Why This Matters More Than You Think

In large cities, tech upgrades are often buzzwords in a press release. In small governments, they’re the difference between delivering services or quietly drowning in the deep end of legacy systems and Excel spreadsheets with names like Final_Final_v3_Revised.xlsx.

DICE is an alternative to that slow administrative entropy. By pooling digital expertise and standardizing high-impact tools, DICE lets member governments:

  • Automate tedious workflows (think permits, FOIA, onboarding)
  • Launch and manage modern websites that don’t look like relics from 2004
  • Build AI tools to answer resident questions — politely, and ideally with fewer typos than a human
  • Train staff to not only use digital tools, but to understand them
  • Leverage GIS and analytics to inform actual decisions

This isn’t transformation for transformation’s sake. It’s a slow, deliberate walk away from burnout, delays, and digital embarrassment. And the results are measured in real terms: reduced processing times, cost savings, happier residents, and staff who are slightly less ready to mutiny.

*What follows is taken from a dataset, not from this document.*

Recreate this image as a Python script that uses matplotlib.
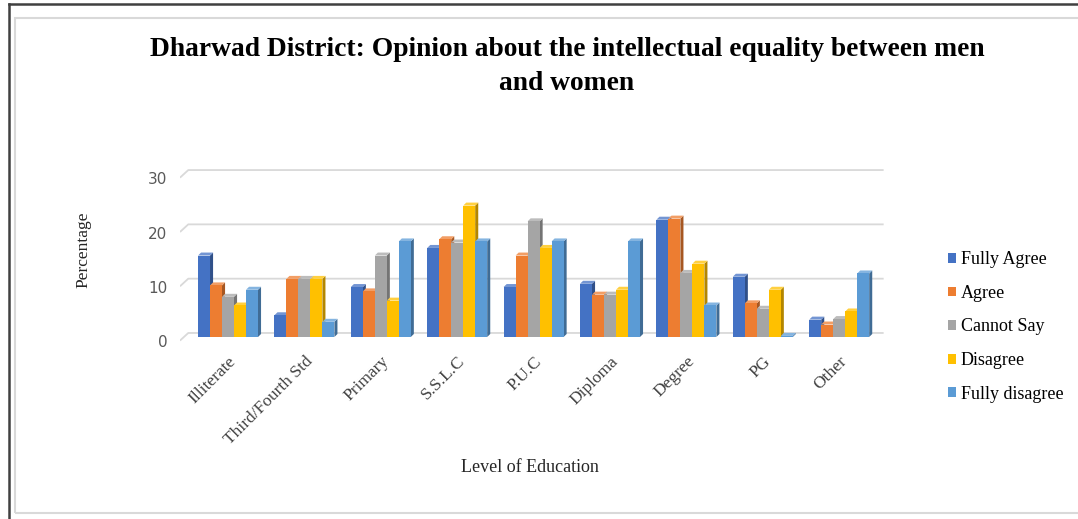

A Governance Model That Might Actually Work

To avoid the usual fate of promising initiatives (i.e., committee-purgatory followed by budget-related asphyxiation), DICE is structured intentionally. Legally anchored in Michigan’s Urban Cooperation Act, it’s operated through an intergovernmental agreement for transparency and accountability. Plans for a nonprofit arm would allow it to chase grants and reinvest surpluses (yes, surpluses) into service expansion.

And they’re not building in a vacuum. The W.E. Upjohn Institute, WMU’s Center for Excellence in Public Research and the Southwest Michigan Regional Planning Commission are co-developing the framework, bringing real-world policy chops and enough economic data to keep things honest.

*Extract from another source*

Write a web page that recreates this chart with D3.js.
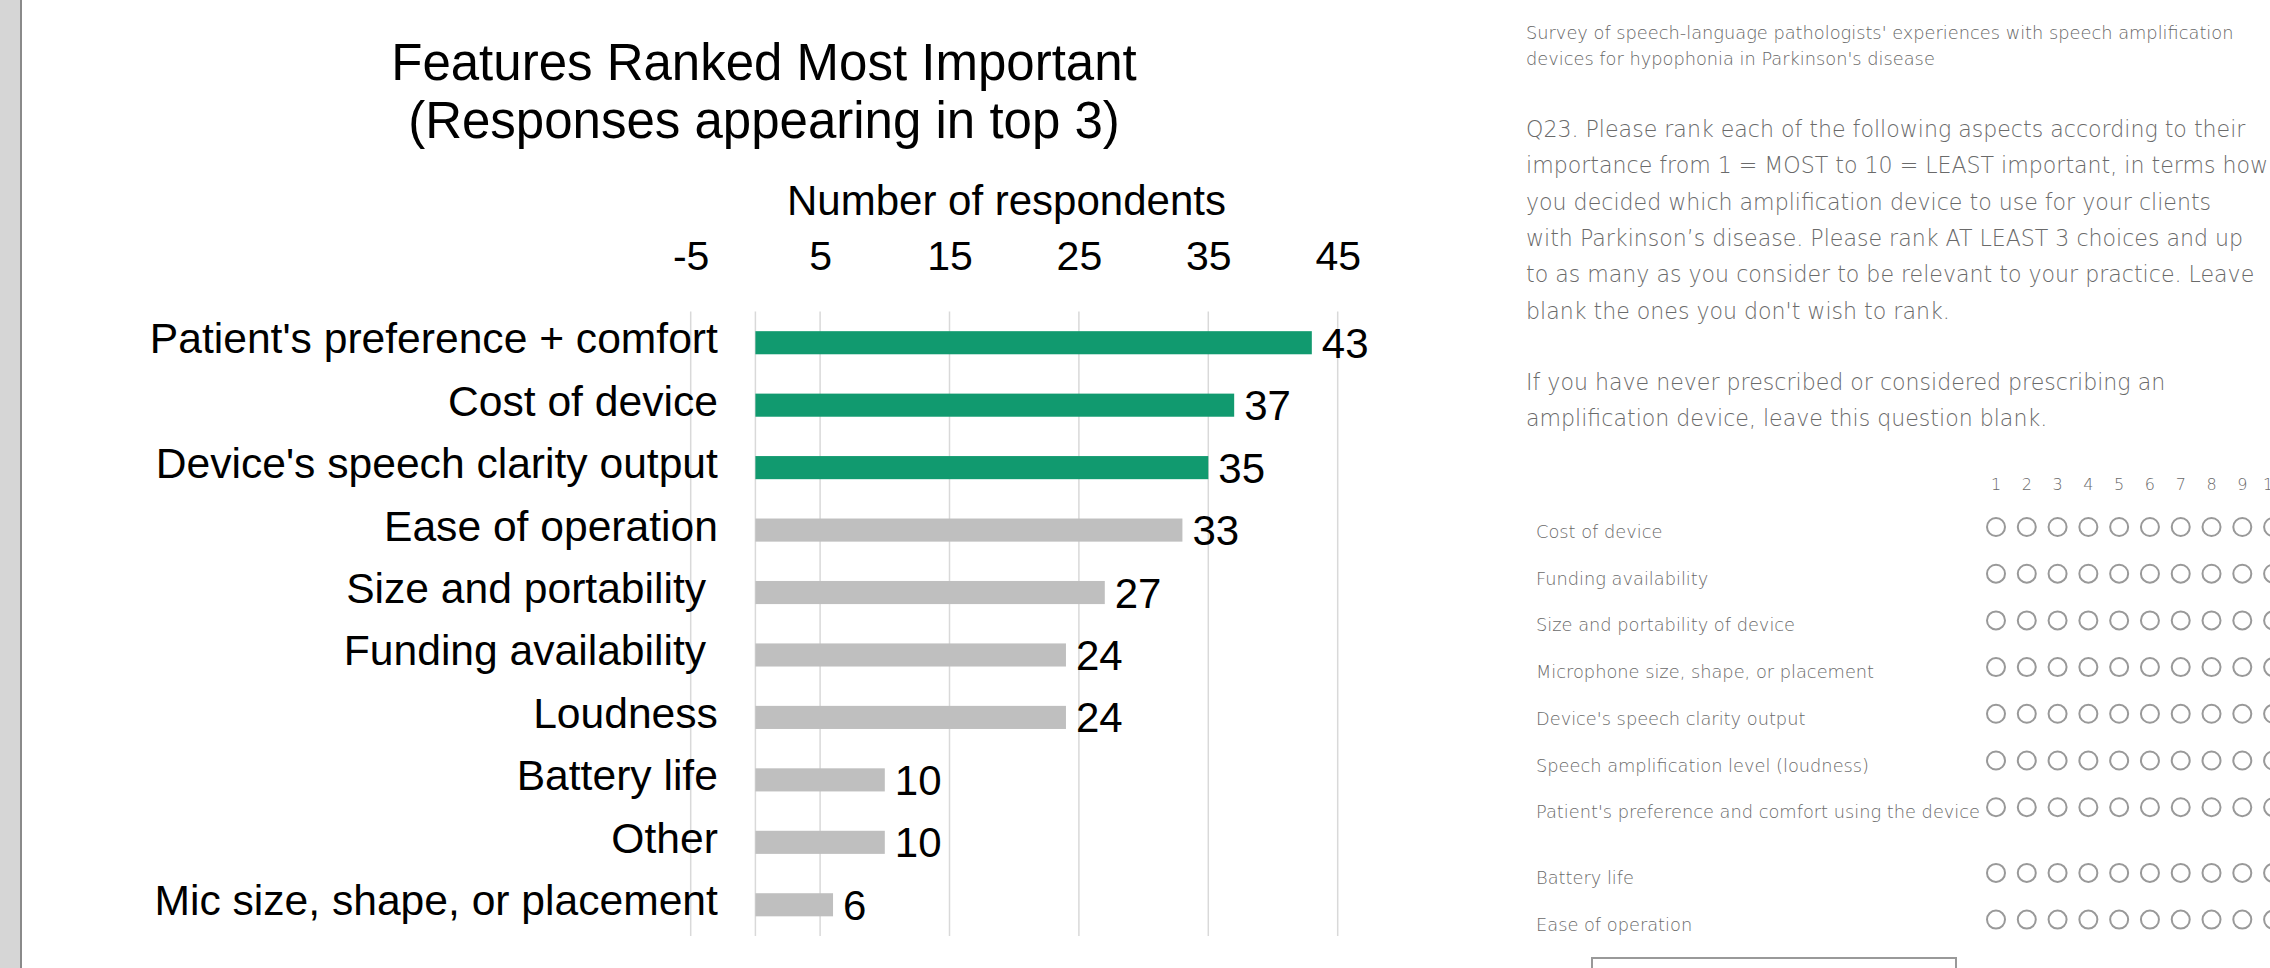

Still, Happel is quick to note that the hard part isn’t the tech. It’s the alignment.

“Everyone loves innovation,” he says, “until it asks them to change how they do things. The hardest part is agreeing on what success looks like and how we’ll know when we’ve actually achieved it.”

The Road Ahead

The intergovernmental agreement was finalized on July 22, 2025 with services beginning shortly thereafter. Phase One includes AI communications, shared GIS, workflow automation, and digital training, with more to follow by fall of 2025. Additional governments are already eyeing the model.

Long-Term Vision

DICE is both a solution and a prototype…a structural response to a structural problem. If it works in Van Buren and St. Joseph, it might work across the state. Maybe beyond.

“We’re not scaling a product,” says Happel. “We’re scaling a model.”

The goal? A network of regional DICE organizations, each serving local communities but sharing knowledge, tools, and strategy. A kind of open-source public service platform, with fewer buzzwords and more uptime.

Because the real alternative isn’t maintaining the status quo. It’s five counties buying five different overpriced systems that can’t talk to each other, each of which ends up on a shelf after one staff turnover and a missed password reset.

“We’ve done that,” says Happel. “Let’s try something that lasts.”

DICE by the Numbers

  • 2 counties (so far): Van Buren and St. Joseph
  • 7 technology focus areas: AI, automation, GIS, data analytics, digital communications, website modernization, and staff training
  • 1 mission: To bridge the digital divide for small local governments
  • Summer 2025: Target date for full launch
  • Statewide potential: Designed for replication across Michigan

If DICE succeeds, it won’t just modernize a couple of counties. It will quietly prove that rural governments can modernize — not by buying more stuff, but by collaborating on the hard parts.

And for every county still on the fence, it offers a simple proposition:

The tools exist. The model is real. All that’s left is the will to try it — together.